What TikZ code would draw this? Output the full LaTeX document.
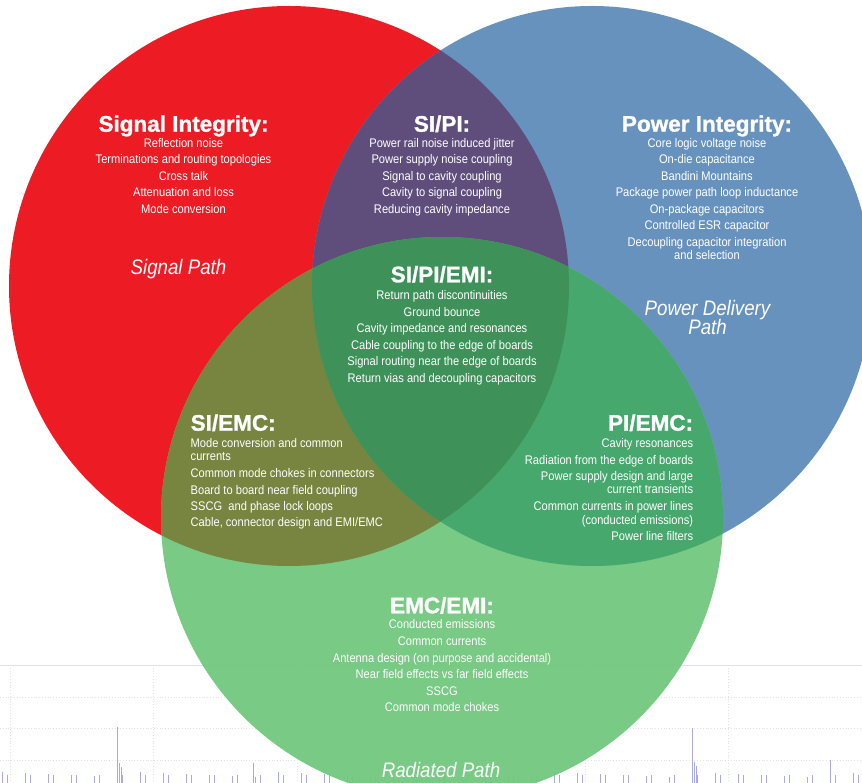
\documentclass[tikz,border=0pt]{standalone}
\usepackage{fontspec}
\setmainfont{Liberation Sans}
\newfontfamily\condfont[FakeStretch=0.89]{Liberation Sans}
\newfontfamily\heavyfont[FakeBold=1.2]{Liberation Sans Bold}
\definecolor{cRed}{HTML}{ED1C24}
\definecolor{cBlue}{HTML}{6792BE}
\definecolor{cGreen}{HTML}{74C880}
\definecolor{cPurple}{HTML}{5F4E7C}
\definecolor{cOlive}{HTML}{778540}
\definecolor{cTeal}{HTML}{46A86C}
\definecolor{cCenter}{HTML}{3F915A}
\definecolor{cGrid}{HTML}{E2E2E2}
\definecolor{cSpike}{HTML}{A8A8F0}
\tikzset{
  ttl/.style={text=white, font=\heavyfont\fontsize{22.5}{24}\selectfont, inner sep=0pt, anchor=base},
  itm/.style={text=white, font=\condfont\fontsize{12.5}{14}\selectfont, inner sep=0pt, anchor=base},
  pth/.style={text=white, font=\condfont\itshape\fontsize{21}{24}\selectfont, inner sep=0pt, anchor=base},
  gridline/.style={draw=cGrid, line width=0.8pt, dotted},
  spike/.style={draw=cSpike, line width=0.9pt}
}
\begin{document}
\begin{tikzpicture}[x=1pt,y=-1pt]
\useasboundingbox (0,0) rectangle (862,783);
\clip (0,0) rectangle (862,783);
% faint spectrum background
\draw[cGrid, line width=1pt] (0,665) -- (862,665);
\foreach \gx in {10,153,297,440,585,728} {\draw[gridline] (\gx,665) -- (\gx,783);}
\foreach \gy in {697,728,760} {\draw[gridline] (0,\gy) -- (862,\gy);}
\foreach \k in {0,...,37} {
  \pgfmathsetmacro{\sx}{2+23*\k}
  \pgfmathsetmacro{\ha}{772+mod(\k*7,6)}
  \pgfmathsetmacro{\hb}{775+mod(\k*5,5)}
  \draw[spike] (\sx,783) -- (\sx,\ha);
  \draw[spike] (\sx+5,783) -- (\sx+5,\hb);
}
\draw[spike] (117,783) -- (117,727);
\draw[spike] (119,783) -- (119,763);
\draw[spike] (121,783) -- (121,767);
\draw[spike] (253,783) -- (253,763);
\draw[spike] (692,783) -- (692,728);
\draw[spike] (694,783) -- (694,762);
\draw[spike] (696,783) -- (696,766);
\draw[spike] (830,783) -- (830,760);
% circles
\fill[cRed] (289,286) circle[radius=280pt];
\fill[cBlue] (592,286) circle[radius=280pt];
\fill[cGreen, opacity=0.97] (442,518) circle[radius=281pt];
\begin{scope}
  \clip (289,286) circle[radius=280pt];
  \fill[cPurple] (592,286) circle[radius=280pt];
  \fill[cOlive] (442,518) circle[radius=281pt];
\end{scope}
\begin{scope}
  \clip (592,286) circle[radius=280pt];
  \fill[cTeal] (442,518) circle[radius=281pt];
\end{scope}
\begin{scope}
  \clip (289,286) circle[radius=280pt];
  \clip (592,286) circle[radius=280pt];
  \fill[cCenter] (442,518) circle[radius=281pt];
\end{scope}
% Signal Integrity
\node[ttl] (siT) at (183.5,131.7) {Signal Integrity:};
\foreach \t/\y [count=\i] in {Reflection noise/147.5, Terminations and routing topologies/164, Cross talk/180.3, Attenuation and loss/197, Mode conversion/213.3}
  {\node[itm] (si\i) at (183.5,\y) {\t};}
\node[pth] (siP) at (178.5,275) {Signal Path};
% SI/PI
\node[ttl] (sipiT) at (442,131.7) {SI/PI:};
\foreach \t/\y [count=\i] in {Power rail noise induced jitter/147.5, Power supply noise coupling/164, Signal to cavity coupling/180.3, Cavity to signal coupling/197, Reducing cavity impedance/213.3}
  {\node[itm] (sipi\i) at (442,\y) {\t};}
% Power Integrity
\node[ttl] (piT) at (707,131.7) {Power Integrity:};
\foreach \t/\y [count=\i] in {Core logic voltage noise/147.5, On-die capacitance/164, Bandini Mountains/180.5, Package power path loop inductance/196.8, On-package capacitors/213.3, Controlled ESR capacitor/230, Decoupling capacitor integration/246.7, and selection/260}
  {\node[itm] (pi\i) at (707,\y) {\t};}
\node[pth] (piP1) at (707.5,316) {Power Delivery};
\node[pth] (piP2) at (707.5,335) {Path};
% SI/PI/EMI
\node[ttl] (allT) at (442,282.3) {SI/PI/EMI:};
\foreach \t/\y [count=\i] in {Return path discontinuities/300, Ground bounce/316.7, Cavity impedance and resonances/332.9, Cable coupling to the edge of boards/349.4, Signal routing near the edge of boards/366, Return vias and decoupling capacitors/382.7}
  {\node[itm] (all\i) at (442,\y) {\t};}
% SI/EMC
\node[ttl, anchor=base west] (siemcT) at (190.5,430.7) {SI/EMC:};
\foreach \t/\y [count=\i] in {Mode conversion and common/447.3, currents/460.7, Common mode chokes in connectors/477.3, Board to board near field coupling/494, SSCG\ \ and phase lock loops/510.7, {Cable, connector design and EMI/EMC}/526.7}
  {\node[itm, anchor=base west] (siemc\i) at (190.5,\y) {\t};}
% PI/EMC
\node[ttl, anchor=base east] (piemcT) at (693.3,430.7) {PI/EMC:};
\foreach \t/\y [count=\i] in {Cavity resonances/447.3, Radiation from the edge of boards/464, Power supply design and large/480.7, current transients/493.7, Common currents in power lines/510.7, (conducted emissions)/524, Power line filters/540.3}
  {\node[itm, anchor=base east] (piemc\i) at (693.3,\y) {\t};}
% EMC/EMI
\node[ttl] (emcT) at (442,613.3) {EMC/EMI:};
\foreach \t/\y [count=\i] in {Conducted emissions/628.3, Common currents/645, Antenna design (on purpose and accidental)/662, Near field effects vs far field effects/678.5, SSCG/695, Common mode chokes/711.3}
  {\node[itm] (emc\i) at (442,\y) {\t};}
\node[pth] (emcP) at (441,777.5) {Radiated Path};
\end{tikzpicture}
\end{document}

YOUR OBJECTIVE
Transcribe all the lines above exactly, apart from the pictures.

THE RESULT
What TikZ code would draw this? Output the full LaTeX document.
\documentclass[tikz,border=0pt]{standalone}
\usepackage{fontspec}
\setmainfont{Liberation Sans}
\newfontfamily\condfont[FakeStretch=0.89]{Liberation Sans}
\newfontfamily\heavyfont[FakeBold=1.2]{Liberation Sans Bold}
\definecolor{cRed}{HTML}{ED1C24}
\definecolor{cBlue}{HTML}{6792BE}
\definecolor{cGreen}{HTML}{74C880}
\definecolor{cPurple}{HTML}{5F4E7C}
\definecolor{cOlive}{HTML}{778540}
\definecolor{cTeal}{HTML}{46A86C}
\definecolor{cCenter}{HTML}{3F915A}
\definecolor{cGrid}{HTML}{E2E2E2}
\definecolor{cSpike}{HTML}{A8A8F0}
\tikzset{
  ttl/.style={text=white, font=\heavyfont\fontsize{22.5}{24}\selectfont, inner sep=0pt, anchor=base},
  itm/.style={text=white, font=\condfont\fontsize{12.5}{14}\selectfont, inner sep=0pt, anchor=base},
  pth/.style={text=white, font=\condfont\itshape\fontsize{21}{24}\selectfont, inner sep=0pt, anchor=base},
  gridline/.style={draw=cGrid, line width=0.8pt, dotted},
  spike/.style={draw=cSpike, line width=0.9pt}
}
\begin{document}
\begin{tikzpicture}[x=1pt,y=-1pt]
\useasboundingbox (0,0) rectangle (862,783);
\clip (0,0) rectangle (862,783);
% faint spectrum background
\draw[cGrid, line width=1pt] (0,665) -- (862,665);
\foreach \gx in {10,153,297,440,585,728} {\draw[gridline] (\gx,665) -- (\gx,783);}
\foreach \gy in {697,728,760} {\draw[gridline] (0,\gy) -- (862,\gy);}
\foreach \k in {0,...,37} {
  \pgfmathsetmacro{\sx}{2+23*\k}
  \pgfmathsetmacro{\ha}{772+mod(\k*7,6)}
  \pgfmathsetmacro{\hb}{775+mod(\k*5,5)}
  \draw[spike] (\sx,783) -- (\sx,\ha);
  \draw[spike] (\sx+5,783) -- (\sx+5,\hb);
}
\draw[spike] (117,783) -- (117,727);
\draw[spike] (119,783) -- (119,763);
\draw[spike] (121,783) -- (121,767);
\draw[spike] (253,783) -- (253,763);
\draw[spike] (692,783) -- (692,728);
\draw[spike] (694,783) -- (694,762);
\draw[spike] (696,783) -- (696,766);
\draw[spike] (830,783) -- (830,760);
% circles
\fill[cRed] (289,286) circle[radius=280pt];
\fill[cBlue] (592,286) circle[radius=280pt];
\fill[cGreen, opacity=0.97] (442,518) circle[radius=281pt];
\begin{scope}
  \clip (289,286) circle[radius=280pt];
  \fill[cPurple] (592,286) circle[radius=280pt];
  \fill[cOlive] (442,518) circle[radius=281pt];
\end{scope}
\begin{scope}
  \clip (592,286) circle[radius=280pt];
  \fill[cTeal] (442,518) circle[radius=281pt];
\end{scope}
\begin{scope}
  \clip (289,286) circle[radius=280pt];
  \clip (592,286) circle[radius=280pt];
  \fill[cCenter] (442,518) circle[radius=281pt];
\end{scope}
% Signal Integrity
\node[ttl] (siT) at (183.5,131.7) {Signal Integrity:};
\foreach \t/\y [count=\i] in {Reflection noise/147.5, Terminations and routing topologies/164, Cross talk/180.3, Attenuation and loss/197, Mode conversion/213.3}
  {\node[itm] (si\i) at (183.5,\y) {\t};}
\node[pth] (siP) at (178.5,275) {Signal Path};
% SI/PI
\node[ttl] (sipiT) at (442,131.7) {SI/PI:};
\foreach \t/\y [count=\i] in {Power rail noise induced jitter/147.5, Power supply noise coupling/164, Signal to cavity coupling/180.3, Cavity to signal coupling/197, Reducing cavity impedance/213.3}
  {\node[itm] (sipi\i) at (442,\y) {\t};}
% Power Integrity
\node[ttl] (piT) at (707,131.7) {Power Integrity:};
\foreach \t/\y [count=\i] in {Core logic voltage noise/147.5, On-die capacitance/164, Bandini Mountains/180.5, Package power path loop inductance/196.8, On-package capacitors/213.3, Controlled ESR capacitor/230, Decoupling capacitor integration/246.7, and selection/260}
  {\node[itm] (pi\i) at (707,\y) {\t};}
\node[pth] (piP1) at (707.5,316) {Power Delivery};
\node[pth] (piP2) at (707.5,335) {Path};
% SI/PI/EMI
\node[ttl] (allT) at (442,282.3) {SI/PI/EMI:};
\foreach \t/\y [count=\i] in {Return path discontinuities/300, Ground bounce/316.7, Cavity impedance and resonances/332.9, Cable coupling to the edge of boards/349.4, Signal routing near the edge of boards/366, Return vias and decoupling capacitors/382.7}
  {\node[itm] (all\i) at (442,\y) {\t};}
% SI/EMC
\node[ttl, anchor=base west] (siemcT) at (190.5,430.7) {SI/EMC:};
\foreach \t/\y [count=\i] in {Mode conversion and common/447.3, currents/460.7, Common mode chokes in connectors/477.3, Board to board near field coupling/494, SSCG\ \ and phase lock loops/510.7, {Cable, connector design and EMI/EMC}/526.7}
  {\node[itm, anchor=base west] (siemc\i) at (190.5,\y) {\t};}
% PI/EMC
\node[ttl, anchor=base east] (piemcT) at (693.3,430.7) {PI/EMC:};
\foreach \t/\y [count=\i] in {Cavity resonances/447.3, Radiation from the edge of boards/464, Power supply design and large/480.7, current transients/493.7, Common currents in power lines/510.7, (conducted emissions)/524, Power line filters/540.3}
  {\node[itm, anchor=base east] (piemc\i) at (693.3,\y) {\t};}
% EMC/EMI
\node[ttl] (emcT) at (442,613.3) {EMC/EMI:};
\foreach \t/\y [count=\i] in {Conducted emissions/628.3, Common currents/645, Antenna design (on purpose and accidental)/662, Near field effects vs far field effects/678.5, SSCG/695, Common mode chokes/711.3}
  {\node[itm] (emc\i) at (442,\y) {\t};}
\node[pth] (emcP) at (441,777.5) {Radiated Path};
\end{tikzpicture}
\end{document}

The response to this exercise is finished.